-- EXERCISE --
Write out all the lines again, precisely as they stand, but without the images.

== == ==

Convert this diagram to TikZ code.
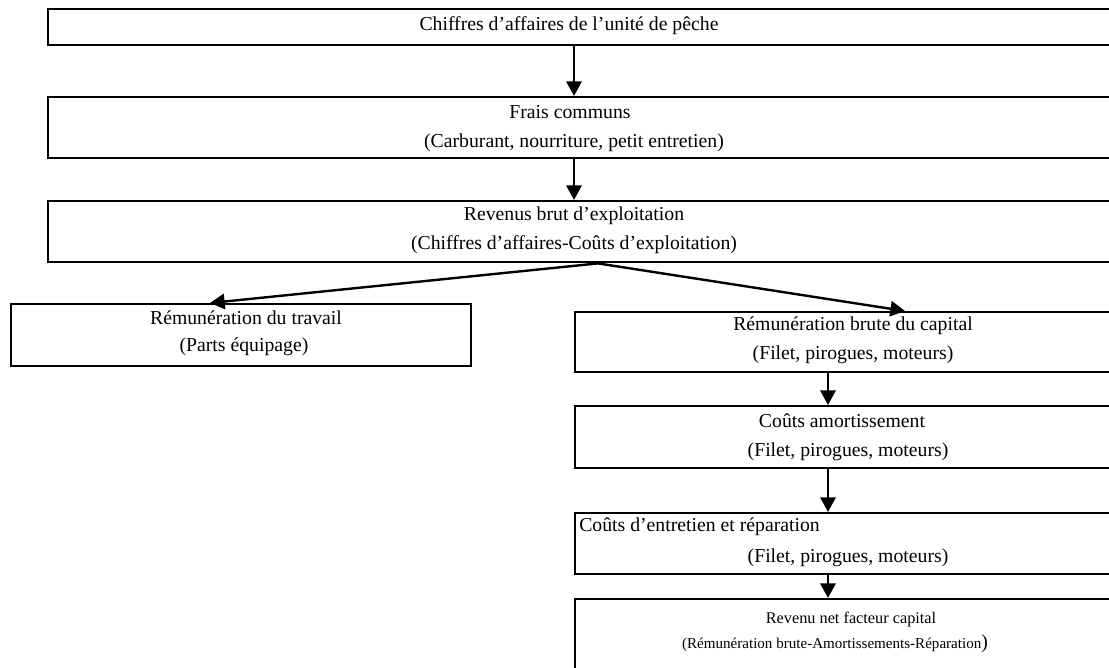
\documentclass[tikz,border=0pt]{standalone}
\usepackage{fontspec}
\setmainfont{Liberation Serif}
\usetikzlibrary{arrows.meta}
\begin{document}
\begin{tikzpicture}[x=0.75pt,y=-0.75pt,
  box/.style={draw, line width=1.8pt, rectangle, anchor=north west, inner sep=0pt},
  lbl/.style={font=\fontsize{14.8}{17}\selectfont, inner sep=0pt},
  small/.style={font=\fontsize{12.2}{14}\selectfont, inner sep=0pt},
  smaller/.style={font=\fontsize{11.3}{13}\selectfont, inner sep=0pt},
  arr/.style={line width=1.8pt, -{Triangle[length=11pt,width=11.5pt]}}]
\useasboundingbox (0,0) rectangle (1109,667);
\clip (0,0) rectangle (1109,667);

% boxes (they run past the right border of the page)
\node[box, minimum width=812.25pt, minimum height=27pt]    (b1) at (47,8)   {};
\node[box, minimum width=812.25pt, minimum height=45.75pt] (b2) at (47,96)  {};
\node[box, minimum width=812.25pt, minimum height=45.75pt] (b3) at (47,200) {};
\node[box, minimum width=345pt,    minimum height=46.5pt]  (bt) at (10,303) {};
\node[box, minimum width=432pt,    minimum height=45pt]    (bc) at (574,311) {};
\node[box, minimum width=432pt,    minimum height=46.5pt]  (ba) at (574,405) {};
\node[box, minimum width=432pt,    minimum height=45.75pt] (be) at (574,512) {};
\node[box, minimum width=432pt,    minimum height=75pt]    (bn) at (574,598) {};

% texts
\node[lbl] (t1)  at (569,26)  {Chiffres d’affaires de l’unité de pêche};
\node[lbl] (t2a) at (570,112) {Frais communs};
\node[lbl] (t2b) at (574,143) {(Carburant, nourriture, petit entretien)};
\node[lbl] (t3a) at (574,216) {Revenus brut d’exploitation};
\node[lbl] (t3b) at (574,245) {(Chiffres d’affaires-Coûts d’exploitation)};
\node[lbl] (tta) at (246,318) {Rémunération du travail};
\node[lbl] (ttb) at (244,347) {(Parts équipage)};
\node[lbl] (tca) at (853,326) {Rémunération brute du capital};
\node[lbl] (tcb) at (853,355) {(Filet, pirogues, moteurs)};
\node[lbl] (taa) at (842,421) {Coûts amortissement};
\node[lbl] (tab) at (848,452) {(Filet, pirogues, moteurs)};
\node[lbl, anchor=west] (tea) at (579,527) {Coûts d’entretien et réparation};
\node[lbl] (teb) at (848,558) {(Filet, pirogues, moteurs)};
\node[small] (tna) at (851,619) {Revenu net facteur capital};
\node[smaller] (tnb) at (835,644) {(Rémunération brute-Amortissements-Réparation{\fontsize{14.8}{17}\selectfont)}};

% connectors
\coordinate (fork) at (598,0 |- b3.south);
\draw[arr] (574,0 |- b1.south) -- (574,0 |- b2.north);
\draw[arr] (574,0 |- b2.south) -- (574,0 |- b3.north);
\draw[arr] (fork) -- (210,0 |- bt.north);
\draw[arr] (fork) -- (905,0 |- bc.north);
\draw[arr] (828,0 |- bc.south) -- (828,0 |- ba.north);
\draw[arr] (828,0 |- ba.south) -- (828,0 |- be.north);
\draw[arr] (828,0 |- be.south) -- (828,0 |- bn.north);
\end{tikzpicture}
\end{document}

== == ==

-- THE COMPLETED TASK --
Convert this diagram to TikZ code.
\documentclass[tikz,border=0pt]{standalone}
\usepackage{fontspec}
\setmainfont{Liberation Serif}
\usetikzlibrary{arrows.meta}
\begin{document}
\begin{tikzpicture}[x=0.75pt,y=-0.75pt,
  box/.style={draw, line width=1.8pt, rectangle, anchor=north west, inner sep=0pt},
  lbl/.style={font=\fontsize{14.8}{17}\selectfont, inner sep=0pt},
  small/.style={font=\fontsize{12.2}{14}\selectfont, inner sep=0pt},
  smaller/.style={font=\fontsize{11.3}{13}\selectfont, inner sep=0pt},
  arr/.style={line width=1.8pt, -{Triangle[length=11pt,width=11.5pt]}}]
\useasboundingbox (0,0) rectangle (1109,667);
\clip (0,0) rectangle (1109,667);

% boxes (they run past the right border of the page)
\node[box, minimum width=812.25pt, minimum height=27pt]    (b1) at (47,8)   {};
\node[box, minimum width=812.25pt, minimum height=45.75pt] (b2) at (47,96)  {};
\node[box, minimum width=812.25pt, minimum height=45.75pt] (b3) at (47,200) {};
\node[box, minimum width=345pt,    minimum height=46.5pt]  (bt) at (10,303) {};
\node[box, minimum width=432pt,    minimum height=45pt]    (bc) at (574,311) {};
\node[box, minimum width=432pt,    minimum height=46.5pt]  (ba) at (574,405) {};
\node[box, minimum width=432pt,    minimum height=45.75pt] (be) at (574,512) {};
\node[box, minimum width=432pt,    minimum height=75pt]    (bn) at (574,598) {};

% texts
\node[lbl] (t1)  at (569,26)  {Chiffres d’affaires de l’unité de pêche};
\node[lbl] (t2a) at (570,112) {Frais communs};
\node[lbl] (t2b) at (574,143) {(Carburant, nourriture, petit entretien)};
\node[lbl] (t3a) at (574,216) {Revenus brut d’exploitation};
\node[lbl] (t3b) at (574,245) {(Chiffres d’affaires-Coûts d’exploitation)};
\node[lbl] (tta) at (246,318) {Rémunération du travail};
\node[lbl] (ttb) at (244,347) {(Parts équipage)};
\node[lbl] (tca) at (853,326) {Rémunération brute du capital};
\node[lbl] (tcb) at (853,355) {(Filet, pirogues, moteurs)};
\node[lbl] (taa) at (842,421) {Coûts amortissement};
\node[lbl] (tab) at (848,452) {(Filet, pirogues, moteurs)};
\node[lbl, anchor=west] (tea) at (579,527) {Coûts d’entretien et réparation};
\node[lbl] (teb) at (848,558) {(Filet, pirogues, moteurs)};
\node[small] (tna) at (851,619) {Revenu net facteur capital};
\node[smaller] (tnb) at (835,644) {(Rémunération brute-Amortissements-Réparation{\fontsize{14.8}{17}\selectfont)}};

% connectors
\coordinate (fork) at (598,0 |- b3.south);
\draw[arr] (574,0 |- b1.south) -- (574,0 |- b2.north);
\draw[arr] (574,0 |- b2.south) -- (574,0 |- b3.north);
\draw[arr] (fork) -- (210,0 |- bt.north);
\draw[arr] (fork) -- (905,0 |- bc.north);
\draw[arr] (828,0 |- bc.south) -- (828,0 |- ba.north);
\draw[arr] (828,0 |- ba.south) -- (828,0 |- be.north);
\draw[arr] (828,0 |- be.south) -- (828,0 |- bn.north);
\end{tikzpicture}
\end{document}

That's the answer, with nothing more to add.